Send one communication saying "your bot is clearly throwing up false positives; take action to investigate & remediate, ceasing all bot usage until implemented". Now they're aware / can't claim lack of knowledge. Give them a week or two to read the mail & turn the bot off, then any subsequent requests charge them for. If the fine's based on damages, charge them for all employees time taken to trawl through removing all spammy requests / for the cost of the team on your side who have to develop the automated filters.


> Send one communication saying "your bot is clearly throwing up false positives; take action to investigate & remediate, ceasing all bot usage until implemented". Now they're aware / can't claim lack of knowledge.
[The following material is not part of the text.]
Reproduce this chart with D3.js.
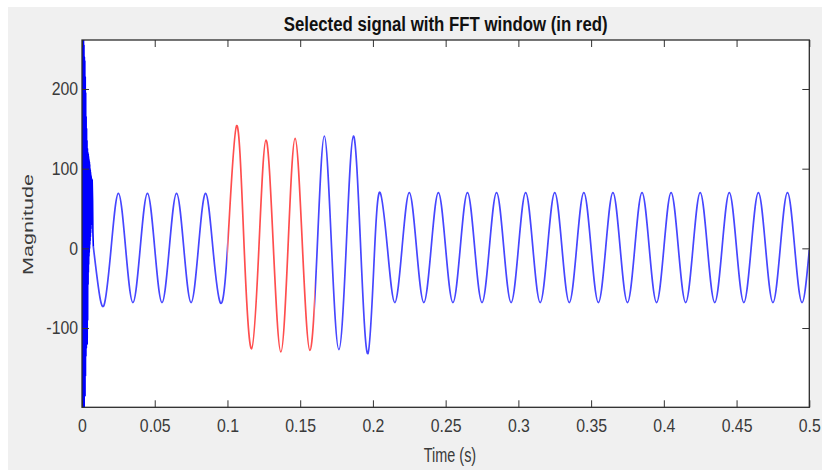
<!DOCTYPE html>
<html>
<head>
<meta charset="utf-8">
<script src="https://cdn.jsdelivr.net/npm/d3@7"></script>
<style>
  html, body { margin: 0; padding: 0; background: #ffffff; }
  svg { display: block; }
  text { font-family: "Liberation Sans", Arial, Helvetica, sans-serif; }
</style>
</head>
<body>
<svg id="chart" width="822" height="470"></svg>
<script>
// ---------------- DATA ----------------
const titleText = "Selected signal with FFT window (in red)";
const xLabelText = "Time (s)";
const yLabelText = "Magnitude";

const xTicks = [0, 0.05, 0.1, 0.15, 0.2, 0.25, 0.3, 0.35, 0.4, 0.45, 0.5];
const xTickLabels = ["0", "0.05", "0.1", "0.15", "0.2", "0.25", "0.3", "0.35", "0.4", "0.45", "0.5"];
const yTicks = [-100, 0, 100, 200];
const yTickLabels = ["-100", "0", "100", "200"];

const xDomain = [0, 0.5];
const yDomain = [-199.5, 261.5];

// FFT window (red)
const windowStart = 0.1;
const windowEnd = 0.16;

// Switching transient at the start (dense oscillation)
const transientTimes = [0.00000, 0.00015, 0.00030, 0.00045, 0.00060, 0.00075, 0.00090, 0.00105,
  0.00120, 0.00135, 0.00150, 0.00165, 0.00180, 0.00195, 0.00210, 0.00225, 0.00240, 0.00255,
  0.00270, 0.00285, 0.00300, 0.00315, 0.00330, 0.00345, 0.00360, 0.00375, 0.00390, 0.00405,
  0.00420, 0.00430, 0.00440, 0.00450, 0.00460, 0.00470, 0.00480, 0.00490, 0.00500, 0.00510,
  0.00520, 0.00530, 0.00540, 0.00550, 0.00560, 0.00570, 0.00580, 0.00590, 0.00600, 0.00610,
  0.00620, 0.00630, 0.00640, 0.00650, 0.00660, 0.00670, 0.00680, 0.00700, 0.00730, 0.00750,
  0.00780];
const transientValues = [0, 250, -195, 280, -210, 265, -205, 275,
  -185, 255, -200, 240, -175, 235, -185, 215, -160, 195,
  -135, 165, -125, 150, -110, 135, -120, 125, -90, 120,
  -45, 118, -30, 115, -20, 112, -10, 110, -5, 108,
  0, 105, 5, 100, 10, 98, 15, 95, 20, 92,
  25, 90, 30, 88, 35, 75, 40, 86, 60, 20,
  2];

// Steady signal: zero crossings and extremes
const signalTimes = [0.0078, 0.0112, 0.0152, 0.020, 0.025, 0.030, 0.035, 0.040, 0.045, 0.050,
  0.055, 0.060, 0.065, 0.070, 0.075, 0.080, 0.085, 0.090, 0.095, 0.100,
  0.1063, 0.1115, 0.1166, 0.1216, 0.1265, 0.1316, 0.1367, 0.1416, 0.1465, 0.1516,
  0.1567, 0.1617, 0.1666, 0.1716, 0.1766, 0.1816, 0.1866, 0.1916, 0.1966, 0.2012,
  0.205, 0.210, 0.215, 0.220, 0.225, 0.230, 0.235, 0.240, 0.245, 0.250,
  0.255, 0.260, 0.265, 0.270, 0.275, 0.280, 0.285, 0.290, 0.295, 0.300,
  0.305, 0.310, 0.315, 0.320, 0.325, 0.330, 0.335, 0.340, 0.345, 0.350,
  0.355, 0.360, 0.365, 0.370, 0.375, 0.380, 0.385, 0.390, 0.395, 0.400,
  0.405, 0.410, 0.415, 0.420, 0.425, 0.430, 0.435, 0.440, 0.445, 0.450,
  0.455, 0.460, 0.465, 0.470, 0.475, 0.480, 0.485, 0.490, 0.495, 0.500];
const signalValues = [2, -48, -71, 0, 69, 0, -68, 0, 69, 0,
  -68, 0, 69, 0, -68, 0, 69, 0, -68, -1,
  154, 0, -126, 0, 136, 0, -130, 0, 138, 0,
  -128, 0, 141, 0, -127, 0, 141, 0, -132, 0,
  70, 0, -68, 0, 70, 0, -68, 0, 70, 0,
  -68, 0, 70, 0, -68, 0, 70, 0, -68, 0,
  70, 0, -68, 0, 70, 0, -68, 0, 70, 0,
  -68, 0, 70, 0, -68, 0, 70, 0, -68, 0,
  70, 0, -68, 0, 70, 0, -68, 0, 70, 0,
  -68, 0, 70, 0, -68, 0, 70, 0, -68, -2];

// ---------------- LAYOUT ----------------
const W = 822, H = 470;
const plot = { left: 82, top: 40, right: 809.3, bottom: 407.3 };

const svg = d3.select("#chart");

// figure background
svg.append("rect").attr("x", 8).attr("y", 7).attr("width", W - 8).attr("height", H - 7).attr("fill", "#f0f0f0");
// axes background
svg.append("rect").attr("x", plot.left).attr("y", plot.top)
  .attr("width", plot.right - plot.left).attr("height", plot.bottom - plot.top).attr("fill", "#ffffff");

const x = d3.scaleLinear().domain(xDomain).range([plot.left, plot.right]);
const y = d3.scaleLinear().domain(yDomain).range([plot.bottom, plot.top]);

const defs = svg.append("defs");
defs.append("clipPath").attr("id", "clipPlot").append("rect")
  .attr("x", plot.left).attr("y", plot.top)
  .attr("width", plot.right - plot.left).attr("height", plot.bottom - plot.top);
const cpBlue = defs.append("clipPath").attr("id", "clipBlue");
cpBlue.append("rect").attr("x", plot.left).attr("y", plot.top)
  .attr("width", x(windowStart) - plot.left).attr("height", plot.bottom - plot.top);
cpBlue.append("rect").attr("x", x(windowEnd)).attr("y", plot.top)
  .attr("width", plot.right - x(windowEnd)).attr("height", plot.bottom - plot.top);
defs.append("clipPath").attr("id", "clipRed").append("rect")
  .attr("x", x(windowStart)).attr("y", plot.top)
  .attr("width", x(windowEnd) - x(windowStart)).attr("height", plot.bottom - plot.top);

const transient = transientTimes.map((t, i) => ({ t, v: transientValues[i] }));
const signal = signalTimes.map((t, i) => ({ t, v: signalValues[i] }));

const lineLinear = d3.line().x(d => x(d.t)).y(d => y(d.v)).curve(d3.curveLinear);
const lineSmooth = d3.line().x(d => x(d.t)).y(d => y(d.v)).curve(d3.curveNatural);

const g = svg.append("g").attr("clip-path", "url(#clipPlot)");
const gBlue = g.append("g").attr("clip-path", "url(#clipBlue)");
gBlue.append("path").datum(transient).attr("d", lineLinear)
  .attr("fill", "none").attr("stroke", "#0000ff").attr("stroke-width", 1.6).attr("stroke-linejoin", "round");
gBlue.append("path").datum(signal).attr("d", lineSmooth)
  .attr("fill", "none").attr("stroke", "#4646ff").attr("stroke-width", 1.7);
g.append("g").attr("clip-path", "url(#clipRed)")
  .append("path").datum(signal).attr("d", lineSmooth)
  .attr("fill", "none").attr("stroke", "#ff4e4e").attr("stroke-width", 1.7);

// ---------------- AXES ----------------
const tickColor = "#333333";
const labelColor = "#3a3a3a";
const tickLen = 7;

const xAxis = d3.axisBottom(x).tickValues(xTicks)
  .tickFormat((d, i) => xTickLabels[i]).tickSizeInner(-tickLen).tickSizeOuter(0).tickPadding(12);
const gx = svg.append("g").attr("transform", `translate(0,${plot.bottom})`).call(xAxis);
gx.select(".domain").remove();
gx.selectAll("line").attr("stroke", tickColor);
gx.selectAll("text").attr("font-size", 18).attr("fill", labelColor)
  .attr("font-family", "Liberation Sans, Arial, sans-serif")
  .attr("transform", "scale(0.88,1)");

const xAxisTop = d3.axisTop(x).tickValues(xTicks).tickFormat("").tickSizeInner(-tickLen).tickSizeOuter(0);
const gxt = svg.append("g").attr("transform", `translate(0,${plot.top})`).call(xAxisTop);
gxt.select(".domain").remove();
gxt.selectAll("line").attr("stroke", tickColor);

const yAxis = d3.axisLeft(y).tickValues(yTicks)
  .tickFormat((d, i) => yTickLabels[i]).tickSizeInner(-tickLen).tickSizeOuter(0).tickPadding(4.5);
const gy = svg.append("g").attr("transform", `translate(${plot.left},0)`).call(yAxis);
gy.select(".domain").remove();
gy.selectAll("line").attr("stroke", tickColor);
gy.selectAll("text").attr("font-size", 18).attr("fill", labelColor)
  .attr("font-family", "Liberation Sans, Arial, sans-serif")
  .attr("transform", "scale(0.88,1)");

const yAxisRight = d3.axisRight(y).tickValues(yTicks).tickFormat("").tickSizeInner(-tickLen).tickSizeOuter(0);
const gyr = svg.append("g").attr("transform", `translate(${plot.right},0)`).call(yAxisRight);
gyr.select(".domain").remove();
gyr.selectAll("line").attr("stroke", tickColor);

// box
svg.append("rect").attr("x", plot.left).attr("y", plot.top)
  .attr("width", plot.right - plot.left).attr("height", plot.bottom - plot.top)
  .attr("fill", "none").attr("stroke", "#2b2b2b").attr("stroke-width", 1.3);

// ---------------- LABELS ----------------
svg.append("text").text(titleText)
  .attr("transform", `translate(${(plot.left + plot.right) / 2},31) scale(0.82,1)`)
  .attr("text-anchor", "middle").attr("font-size", 20.5).attr("font-weight", "bold").attr("fill", "#111");

svg.append("text").text(xLabelText)
  .attr("transform", `translate(450,462) scale(0.74,1)`)
  .attr("text-anchor", "middle").attr("font-size", 19.5).attr("fill", labelColor);

svg.append("text").text(yLabelText)
  .attr("transform", `translate(33,224.5) rotate(-90) scale(1.2,0.8)`)
  .attr("text-anchor", "middle").attr("font-size", 18).attr("fill", labelColor);
</script>
</body>
</html>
Yes, they can. The fact that someone made that claim about the reliability of the process doesn't mean that the person sending the notice knew that any particular notice was in fact false at the time they sent it, even notices made after the claim of unreliability.

It is possible that if it can be proven that the recipient read the complaint, and failed to investigate it because they believed it was likely to be correct (or if, even without such a notice, they knew of the unreliability of the process and failed to investigate the facts of particular notices and just blindly relied on the process), and that decision was motivated by a desire to avoid discovering that the information was false, then they might be considered to have constructive knowledge, but that's a far cry from "a notice was sent claiming that the process was unreliable, so any error resulting from that process automatically will be found to be 'knowing'."


I think the DMCA requires that you obey take down requests without charge, if you don't, you loose safe harbour provision.


Whoa, stop right there.

Setting loose a bot that takes real action in the world when you don't know what it is going to do and failing to even review its actions?

That is a waaaay worse crime!

Punishing or preventing irresponsible bot use will only become more important with the rise of machine intelligence/deep learning, IoT, drones, etc.